Councilor Bob Fenwick, who initially championed the idea of repairing the Belmont Bridge rather than building a new one, is now considering a vote for the original option of a straight replacement.
His change of heart comes after learning that the state funds already allocated for a new bridge cannot instead be used for extensive repairs. He had hoped the money could cover the cost of fixing the Belmont Bridge and five other crumbling spans in the city.
“The money from [the state] was for new construction or replacement,” Fenwick said. “I’m not willing to gamble with public money.”
City engineers warn that straying too far afield of a basic bridge-replacement could push a design into the bureaucratic grind of a new state law that sets up an evaluation, or prioritization, system to determine where to spend the limited supply of state transportation money.
Under the new measure, urban-area transportation projects will be evaluated, or prioritized, based on congestion relief, and work in rural areas will be evaluated on economic impact.
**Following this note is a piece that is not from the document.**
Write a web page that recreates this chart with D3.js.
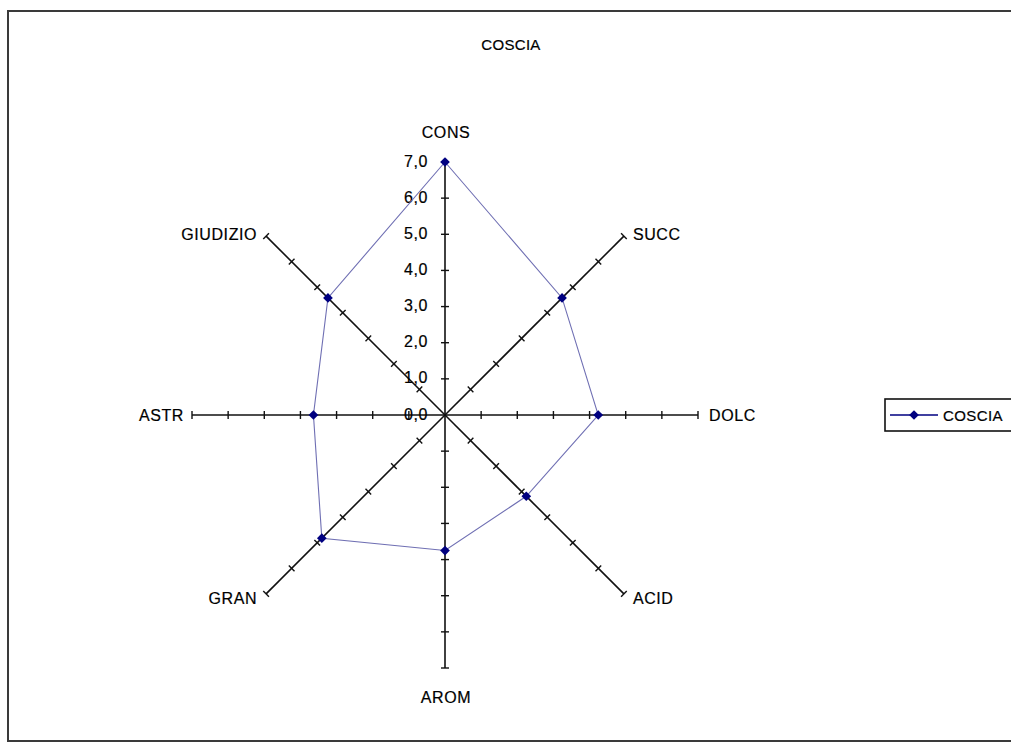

Safety always comes first, officials have said.
Changing the focus from replacing the Belmont Bridge to repairing all of the city’s deficient bridges would throw the projects into the state’s new prioritization process, city engineers said in the staff report drafted for Monday's council vote.
“Staff explored this with VDOT and was told that could only happen after opening each bridge repair as a project and then having those go through the state prioritization process,” the report states.
Monday's meeting begins at 7 p.m. in City Council Chambers at City Hall.